The World Health Organization (WHO) envisions a world where every woman and child receives quality care throughout the course of their lives. To realise this vision, WHO’s Department of Reproductive Health and Research including HRP is committed to the development and dissemination of evidence-based guidelines to improve the quality of reproductive health care services worldwide.
Listed below are four recently released guidelines from the WHO’s Department of Reproductive Health and Research:
The guideline focuses on improving maternal and neonatal outcomes associated with preterm birth, and includes recommendations on the care of pregnant women at imminent risk of preterm birth and care of preterm newborns. The guideline includes recommendations on the use of antenatal corticosteroids, tocolysis, magnesium sulfate, antibiotic prophylaxis and mode of delivery, as well as the use of Kangaroo mother care, plastic wraps, continuous positive airway pressure therapy, surfactant and oxygen therapy for preterm newborns. The guideline is relevant to those directly providing care to pregnant women and preterm infants, as well as for development of healthcare programs, training programs and policies to improve maternal and newborn care.
Planned and regulated task shifting and task sharing can have a range of benefits. It can ensure a rational optimization of the available health workforce, address health system shortages of specialized health-care professionals, improve equity in access to health care and increase the acceptability of health services for those receiving them. This guideline provides a range of options for expanding of health worker roles in the provision of safe abortion care, the management of complications of abortion (also known as post-abortion care in some settings and provided as part of emergency obstetric care) and for post-abortion contraception provision.
This document is part of the process for improving the quality of care in family planning. Medical eligibility criteria for contraceptive use (MEC), the first edition of which was published in 1996, presents current WHO guidance on the safety of various contraceptive methods for use in the context of specific health conditions and characteristics. This is the fifth edition of the MEC – the latest in the series of periodic updates.
This edition is divided into two parts. Part I describes how the recommendations were developed and Part II contains the recommendations and describes how to use them. The recommendations contained within this document are based on the latest clinical and epidemiological data. Several tools and job aids are available from WHO and other sources to help providers use these recommendations in practice.

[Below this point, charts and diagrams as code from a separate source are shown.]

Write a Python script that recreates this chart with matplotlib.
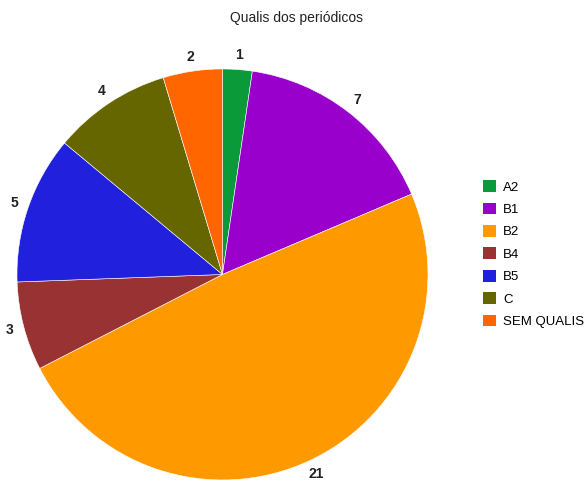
import matplotlib.pyplot as plt
from matplotlib.patches import Patch

plt.rcParams['font.family'] = ['Liberation Sans', 'DejaVu Sans']

categories = ['A2', 'B1', 'B2', 'B4', 'B5', 'C', 'SEM QUALIS']
counts = [1, 7, 21, 3, 5, 4, 2]
colors = ['#0a9a3a', '#9900cc', '#ff9900', '#993333', '#2020dd', '#666600', '#ff6600']

fig = plt.figure(figsize=(5.85, 4.82), dpi=100)
ax = fig.add_axes([0.029, 0.0042, 0.7026, 0.8527])

wedges, texts = ax.pie(counts, colors=colors, startangle=90, counterclock=False,
                       labels=[str(c) for c in counts], labeldistance=1.07,
                       wedgeprops=dict(edgecolor='white', linewidth=0.4))
for t in texts:
    t.set_fontsize(10)
    t.set_fontweight('bold')
    t.set_color('#222222')
    t.set_ha('center')
    t.set_va('center')
ax.set_xlim(-1, 1)
ax.set_ylim(-1, 1)
ax.set_aspect('equal')

fig.text(0.506, 0.962, 'Qualis dos periódicos', ha='center', va='center',
         fontsize=10, color='#222222')

handles = [Patch(facecolor=c, edgecolor='none') for c in colors]
fig.legend(handles, categories, loc='upper left', bbox_to_anchor=(0.826, 0.626),
           frameon=False, fontsize=9.5, handlelength=1.0, handleheight=1.0,
           handletextpad=0.5, labelspacing=0.68, borderpad=0, borderaxespad=0)

fig.savefig('out.png', dpi=100)
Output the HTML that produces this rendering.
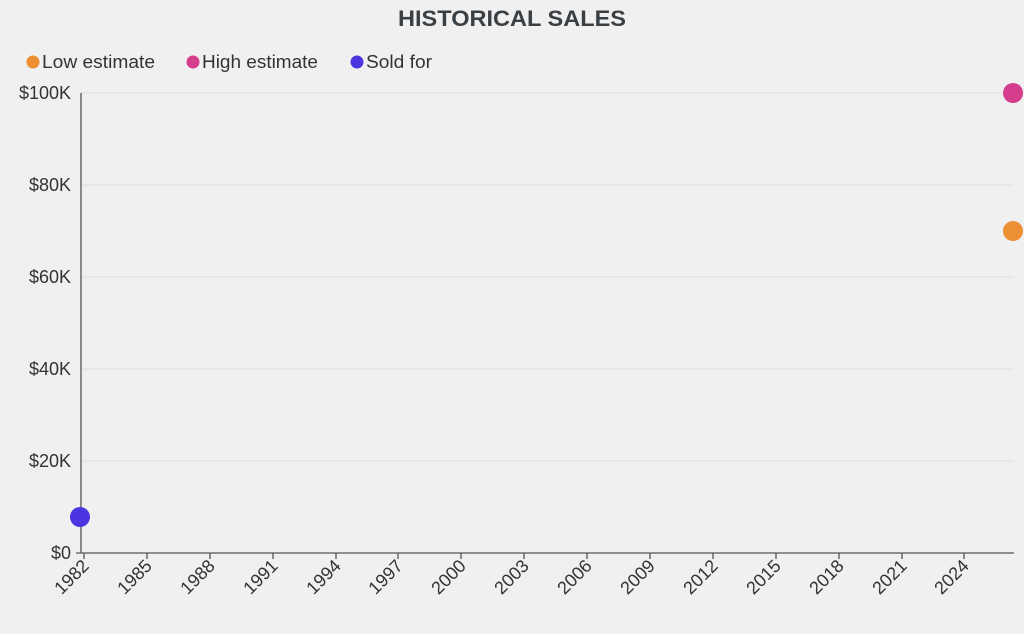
<!DOCTYPE html>
<html><head><style>
body{margin:0;background:#f0f0f0;}
svg{display:block;font-family:"Liberation Sans",sans-serif;}
</style></head><body>
<svg width="1024" height="634" viewBox="0 0 1024 634">
<rect width="1024" height="634" fill="#f0f0f0"/>
<text x="398" y="26" font-size="22" font-weight="bold" fill="#3a3f44" textLength="228" lengthAdjust="spacingAndGlyphs">HISTORICAL SALES</text>
<circle cx="33" cy="62" r="6.5" fill="#ec8f35"/><text x="42" y="68" font-size="18" fill="#333" textLength="113" lengthAdjust="spacingAndGlyphs">Low estimate</text>
<circle cx="193" cy="62" r="6.5" fill="#d63d8c"/><text x="202" y="68" font-size="18" fill="#333" textLength="116" lengthAdjust="spacingAndGlyphs">High estimate</text>
<circle cx="357" cy="62" r="6.5" fill="#4a35e0"/><text x="366" y="68" font-size="18" fill="#333" textLength="66" lengthAdjust="spacingAndGlyphs">Sold for</text>
<g stroke="#dedede" stroke-width="1">
<line x1="81" x2="1014" y1="93" y2="93"/><line x1="81" x2="1014" y1="185" y2="185"/>
<line x1="81" x2="1014" y1="277" y2="277"/><line x1="81" x2="1014" y1="369" y2="369"/>
<line x1="81" x2="1014" y1="461" y2="461"/>
</g>
<g font-size="18" fill="#333" text-anchor="end">
<text x="71" y="99">$100K</text><text x="71" y="191">$80K</text><text x="71" y="283">$60K</text>
<text x="71" y="375">$40K</text><text x="71" y="467">$20K</text><text x="71" y="559">$0</text>
</g>
<g stroke="#555" stroke-width="1.3">
<line x1="81" y1="93" x2="81" y2="553"/><line x1="76" y1="553" x2="1014" y2="553"/>
<line x1="84" y1="553" x2="84" y2="559"/><line x1="147" y1="553" x2="147" y2="559"/><line x1="210" y1="553" x2="210" y2="559"/><line x1="273" y1="553" x2="273" y2="559"/><line x1="336" y1="553" x2="336" y2="559"/><line x1="398" y1="553" x2="398" y2="559"/><line x1="461" y1="553" x2="461" y2="559"/><line x1="524" y1="553" x2="524" y2="559"/><line x1="587" y1="553" x2="587" y2="559"/><line x1="650" y1="553" x2="650" y2="559"/><line x1="713" y1="553" x2="713" y2="559"/><line x1="776" y1="553" x2="776" y2="559"/><line x1="839" y1="553" x2="839" y2="559"/><line x1="902" y1="553" x2="902" y2="559"/><line x1="964" y1="553" x2="964" y2="559"/>
</g>
<g font-size="18" fill="#333" text-anchor="end">
<text transform="translate(90,567) rotate(-45)">1982</text><text transform="translate(153,567) rotate(-45)">1985</text><text transform="translate(216,567) rotate(-45)">1988</text><text transform="translate(279,567) rotate(-45)">1991</text><text transform="translate(342,567) rotate(-45)">1994</text><text transform="translate(404,567) rotate(-45)">1997</text><text transform="translate(467,567) rotate(-45)">2000</text><text transform="translate(530,567) rotate(-45)">2003</text><text transform="translate(593,567) rotate(-45)">2006</text><text transform="translate(656,567) rotate(-45)">2009</text><text transform="translate(719,567) rotate(-45)">2012</text><text transform="translate(782,567) rotate(-45)">2015</text><text transform="translate(845,567) rotate(-45)">2018</text><text transform="translate(908,567) rotate(-45)">2021</text><text transform="translate(970,567) rotate(-45)">2024</text>
</g>
<circle cx="80" cy="517" r="10" fill="#4a35e0"/>
<circle cx="1013" cy="93" r="10" fill="#d63d8c"/>
<circle cx="1013" cy="231" r="10" fill="#ec8f35"/>
</svg>
</body></html>
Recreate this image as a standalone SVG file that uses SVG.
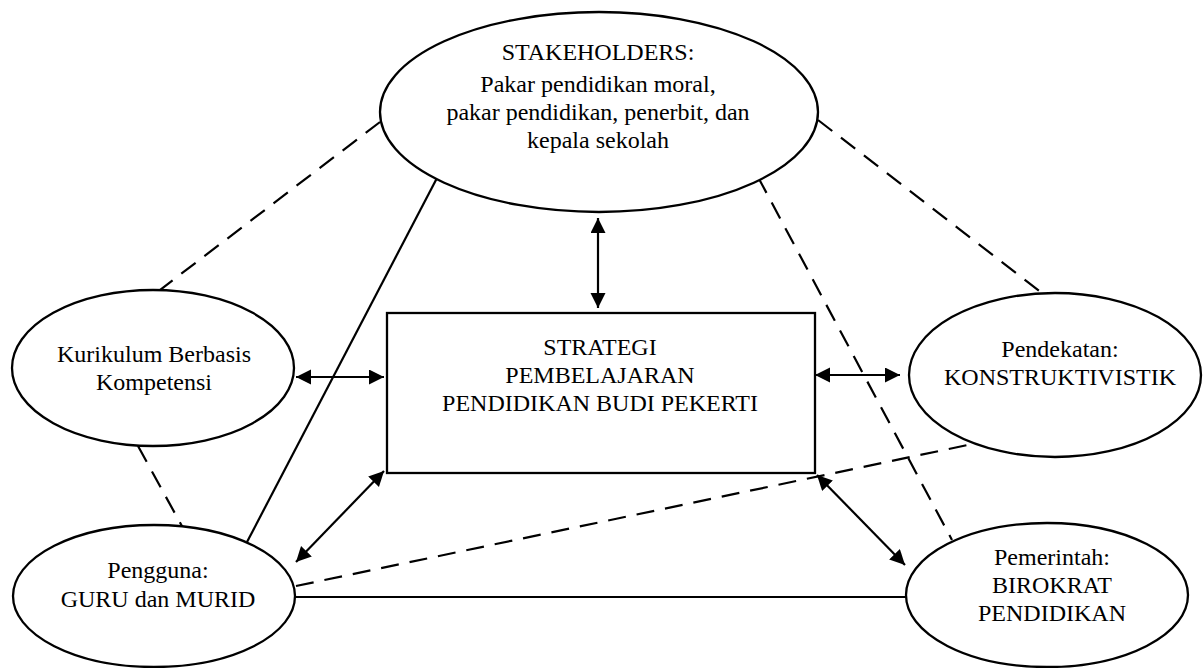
<svg xmlns="http://www.w3.org/2000/svg" width="1204" height="668" viewBox="0 0 1204 668">
<style>
.shape{fill:#fff;stroke:#000;stroke-width:2.3}
.ln{stroke:#000;stroke-width:2.2;fill:none}
.dash{stroke-dasharray:18 11}
text{font-family:"Liberation Serif","Times New Roman",serif;font-size:24px;fill:#000;text-anchor:middle}
</style>
<defs>
<marker id="ah" markerUnits="userSpaceOnUse" markerWidth="16" markerHeight="16" refX="15" refY="7.5" orient="auto-start-reverse" viewBox="0 0 16 16">
<path d="M0,0 L15,7.5 L0,15 z" fill="#000"/>
</marker>
</defs>
<rect width="1204" height="668" fill="#fff"/>
<g id="connectors">
<line class="ln dash" x1="380" y1="122" x2="143" y2="303"/>
<line class="ln dash" x1="818" y1="120" x2="1055" y2="303"/>
<line class="ln" x1="437" y1="178" x2="247" y2="542"/>
<line class="ln dash" x1="758" y1="177" x2="952" y2="540"/>
<line class="ln dash" x1="138" y1="446" x2="183" y2="528"/>
<line class="ln dash" x1="296" y1="586" x2="982" y2="442"/>
<line class="ln" x1="296" y1="597" x2="906" y2="597"/>
<line class="ln" x1="598" y1="218" x2="598" y2="308" marker-start="url(#ah)" marker-end="url(#ah)"/>
<line class="ln" x1="296" y1="377" x2="384" y2="377" marker-start="url(#ah)" marker-end="url(#ah)"/>
<line class="ln" x1="815" y1="375" x2="900" y2="375" marker-start="url(#ah)" marker-end="url(#ah)"/>
<line class="ln" x1="296" y1="562" x2="384" y2="471" marker-start="url(#ah)" marker-end="url(#ah)"/>
<line class="ln" x1="817" y1="475" x2="905" y2="565" marker-start="url(#ah)" marker-end="url(#ah)"/>
</g>
<g id="stakeholders">
<ellipse class="shape" cx="599" cy="112" rx="219" ry="100"/>
<text x="598" y="60">STAKEHOLDERS:</text>
<text x="598" y="92">Pakar pendidikan moral,</text>
<text x="598" y="120">pakar pendidikan, penerbit, dan</text>
<text x="598" y="148">kepala sekolah</text>
</g>
<g id="strategi">
<rect class="shape" x="387" y="313" width="428" height="160" stroke-width="2.5"/>
<text x="600" y="355">STRATEGI</text>
<text x="600" y="383">PEMBELAJARAN</text>
<text x="600" y="411">PENDIDIKAN BUDI PEKERTI</text>
</g>
<g id="kurikulum">
<ellipse class="shape" cx="153" cy="368" rx="141" ry="78"/>
<text x="154" y="362">Kurikulum Berbasis</text>
<text x="154" y="390">Kompetensi</text>
</g>
<g id="pendekatan">
<ellipse class="shape" cx="1055" cy="375" rx="146" ry="82"/>
<text x="1060" y="357">Pendekatan:</text>
<text x="1060" y="385">KONSTRUKTIVISTIK</text>
</g>
<g id="pengguna">
<ellipse class="shape" cx="154" cy="596" rx="141" ry="71"/>
<text x="158" y="578">Pengguna:</text>
<text x="158" y="607">GURU dan MURID</text>
</g>
<g id="pemerintah">
<ellipse class="shape" cx="1047" cy="595" rx="141" ry="72"/>
<text x="1052" y="565">Pemerintah:</text>
<text x="1052" y="593">BIROKRAT</text>
<text x="1052" y="621">PENDIDIKAN</text>
</g>
</svg>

Both research and consultations over the last decades have identified sexuality-related communication as an issue that requires urgent attention. While clients would like their health-care providers to discuss sexual health concerns, health workers lack the necessary training and knowledge to feel comfortable addressing such issues.
This guideline provides health policy-makers and decision-makers in health professional training institutions with advice on the rationale for health-care providers’ use of counselling skills to address sexual health concerns in a primary health care setting.